## BEGIN

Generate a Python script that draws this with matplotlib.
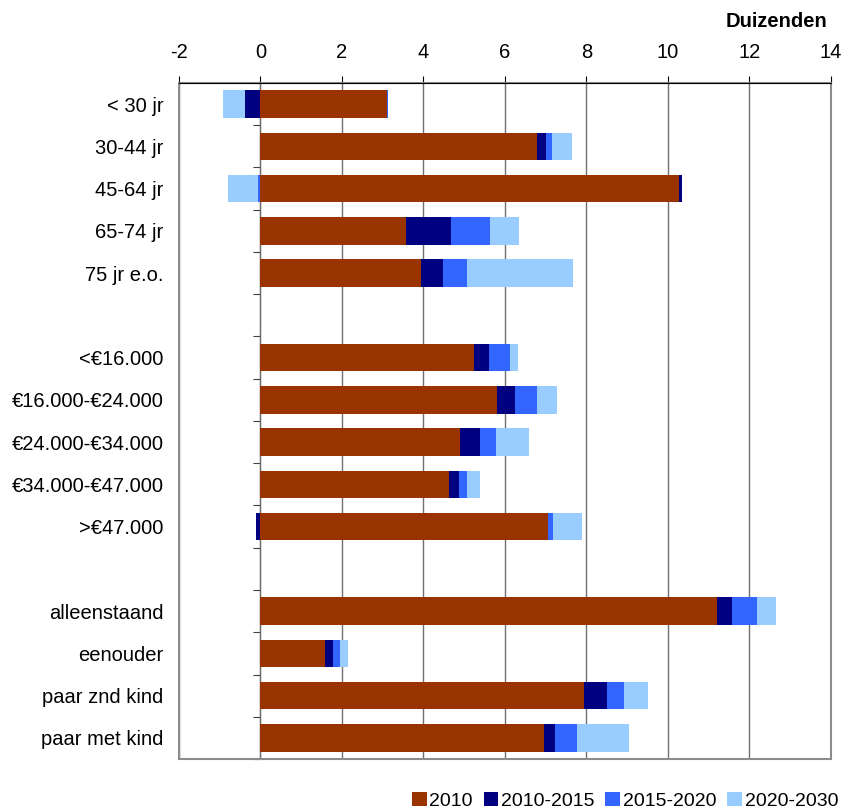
import matplotlib.pyplot as plt
from matplotlib.patches import Rectangle
import numpy as np

plt.rcParams["font.family"] = ["Liberation Sans", "DejaVu Sans"]
plt.rcParams["axes.unicode_minus"] = False

# categorieen (lege rijen als scheiding tussen de groepen)
categories = [
    "< 30 jr", "30-44 jr", "45-64 jr", "65-74 jr", "75 jr e.o.", "",
    "<€16.000", "€16.000-€24.000", "€24.000-€34.000", "€34.000-€47.000", ">€47.000", "",
    "alleenstaand", "eenouder", "paar znd kind", "paar met kind",
]
nan = np.nan
v2010 = [3.10, 6.78, 10.27, 3.57, 3.93, nan, 5.23, 5.80, 4.89, 4.64, 7.07, nan, 11.20, 1.58, 7.95, 6.95]
v2010_2015 = [-0.37, 0.22, 0.07, 1.10, 0.54, nan, 0.39, 0.44, 0.51, 0.24, -0.11, nan, 0.37, 0.20, 0.56, 0.29]
v2015_2020 = [0.04, 0.15, -0.06, 0.955, 0.61, nan, 0.51, 0.54, 0.39, 0.20, 0.10, nan, 0.61, 0.17, 0.42, 0.54]
v2020_2030 = [-0.56, 0.49, -0.73, 0.71, 2.60, nan, 0.20, 0.51, 0.81, 0.32, 0.73, nan, 0.48, 0.20, 0.59, 1.27]

series = [
    ("2010", v2010, "#993300"),
    ("2010-2015", v2010_2015, "#000080"),
    ("2015-2020", v2015_2020, "#3366FF"),
    ("2020-2030", v2020_2030, "#99CCFF"),
]

x_min, x_max = -2, 14
fs = 14.5

fig = plt.figure(figsize=(8.53, 8.11), dpi=100)
ax = fig.add_axes([0.2098, 0.0641, 0.7642, 0.8336])

y = np.arange(len(categories))
pos_cum = np.zeros(len(categories))
neg_cum = np.zeros(len(categories))
for name, vals, color in series:
    v = np.nan_to_num(np.array(vals, dtype=float))
    left = np.where(v >= 0, pos_cum, neg_cum)
    ax.barh(y, v, left=left, height=0.65, color=color, label=name, zorder=3)
    pos_cum += np.where(v >= 0, v, 0)
    neg_cum += np.where(v < 0, v, 0)

ax.set_xlim(x_min, x_max)
ax.set_ylim(len(categories) - 0.5, -0.5)
ax.set_xticks(np.arange(x_min, x_max + 1, 2))
ax.xaxis.tick_top()
ax.tick_params(axis="x", direction="out", length=5, pad=10, labelsize=fs, color="black")
ax.set_yticks(y)
ax.set_yticklabels(categories)
ax.tick_params(axis="y", length=0, pad=11, labelsize=fs)

ax.set_axisbelow(True)
ax.grid(axis="x", color="#707070", linewidth=1, zorder=0)

for s in ["left", "right", "bottom"]:
    ax.spines[s].set_visible(False)
ax.spines["top"].set_color("black")
ax.add_patch(Rectangle((0, 0), 1, 1, transform=ax.transAxes, fill=False,
                       edgecolor="#8c8c8c", linewidth=1.5, zorder=1, clip_on=False))

# categorie-as bij x = 0 met streepjes tussen de rijen
zero_frac = (0 - x_min) / (x_max - x_min)
sec = ax.secondary_yaxis(zero_frac)
sec.set_yticks(np.arange(-0.5, len(categories), 1.0))
sec.set_yticklabels([])
sec.tick_params(length=5, color="#404040")
sec.spines["left"].set_color("black")
sec.spines["left"].set_zorder(4)

fig.text(0.9695, 0.973, "Duizenden", ha="right", va="center",
         fontsize=fs, fontweight="bold")

handles, labels = ax.get_legend_handles_labels()
fig.legend(handles, labels, loc="lower right", bbox_to_anchor=(1.003, -0.02), ncol=4,
           frameon=False, fontsize=14, handlelength=0.75, handleheight=0.75,
           handletextpad=0.15, columnspacing=0.55)

fig.savefig("out.png", dpi=100)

## END

Every line should be retyped exactly, with the pictures omitted.

Generate a Python script that draws this with matplotlib.
import matplotlib.pyplot as plt
from matplotlib.patches import Rectangle
import numpy as np

plt.rcParams["font.family"] = ["Liberation Sans", "DejaVu Sans"]
plt.rcParams["axes.unicode_minus"] = False

# categorieen (lege rijen als scheiding tussen de groepen)
categories = [
    "< 30 jr", "30-44 jr", "45-64 jr", "65-74 jr", "75 jr e.o.", "",
    "<€16.000", "€16.000-€24.000", "€24.000-€34.000", "€34.000-€47.000", ">€47.000", "",
    "alleenstaand", "eenouder", "paar znd kind", "paar met kind",
]
nan = np.nan
v2010 = [3.10, 6.78, 10.27, 3.57, 3.93, nan, 5.23, 5.80, 4.89, 4.64, 7.07, nan, 11.20, 1.58, 7.95, 6.95]
v2010_2015 = [-0.37, 0.22, 0.07, 1.10, 0.54, nan, 0.39, 0.44, 0.51, 0.24, -0.11, nan, 0.37, 0.20, 0.56, 0.29]
v2015_2020 = [0.04, 0.15, -0.06, 0.955, 0.61, nan, 0.51, 0.54, 0.39, 0.20, 0.10, nan, 0.61, 0.17, 0.42, 0.54]
v2020_2030 = [-0.56, 0.49, -0.73, 0.71, 2.60, nan, 0.20, 0.51, 0.81, 0.32, 0.73, nan, 0.48, 0.20, 0.59, 1.27]

series = [
    ("2010", v2010, "#993300"),
    ("2010-2015", v2010_2015, "#000080"),
    ("2015-2020", v2015_2020, "#3366FF"),
    ("2020-2030", v2020_2030, "#99CCFF"),
]

x_min, x_max = -2, 14
fs = 14.5

fig = plt.figure(figsize=(8.53, 8.11), dpi=100)
ax = fig.add_axes([0.2098, 0.0641, 0.7642, 0.8336])

y = np.arange(len(categories))
pos_cum = np.zeros(len(categories))
neg_cum = np.zeros(len(categories))
for name, vals, color in series:
    v = np.nan_to_num(np.array(vals, dtype=float))
    left = np.where(v >= 0, pos_cum, neg_cum)
    ax.barh(y, v, left=left, height=0.65, color=color, label=name, zorder=3)
    pos_cum += np.where(v >= 0, v, 0)
    neg_cum += np.where(v < 0, v, 0)

ax.set_xlim(x_min, x_max)
ax.set_ylim(len(categories) - 0.5, -0.5)
ax.set_xticks(np.arange(x_min, x_max + 1, 2))
ax.xaxis.tick_top()
ax.tick_params(axis="x", direction="out", length=5, pad=10, labelsize=fs, color="black")
ax.set_yticks(y)
ax.set_yticklabels(categories)
ax.tick_params(axis="y", length=0, pad=11, labelsize=fs)

ax.set_axisbelow(True)
ax.grid(axis="x", color="#707070", linewidth=1, zorder=0)

for s in ["left", "right", "bottom"]:
    ax.spines[s].set_visible(False)
ax.spines["top"].set_color("black")
ax.add_patch(Rectangle((0, 0), 1, 1, transform=ax.transAxes, fill=False,
                       edgecolor="#8c8c8c", linewidth=1.5, zorder=1, clip_on=False))

# categorie-as bij x = 0 met streepjes tussen de rijen
zero_frac = (0 - x_min) / (x_max - x_min)
sec = ax.secondary_yaxis(zero_frac)
sec.set_yticks(np.arange(-0.5, len(categories), 1.0))
sec.set_yticklabels([])
sec.tick_params(length=5, color="#404040")
sec.spines["left"].set_color("black")
sec.spines["left"].set_zorder(4)

fig.text(0.9695, 0.973, "Duizenden", ha="right", va="center",
         fontsize=fs, fontweight="bold")

handles, labels = ax.get_legend_handles_labels()
fig.legend(handles, labels, loc="lower right", bbox_to_anchor=(1.003, -0.02), ncol=4,
           frameon=False, fontsize=14, handlelength=0.75, handleheight=0.75,
           handletextpad=0.15, columnspacing=0.55)

fig.savefig("out.png", dpi=100)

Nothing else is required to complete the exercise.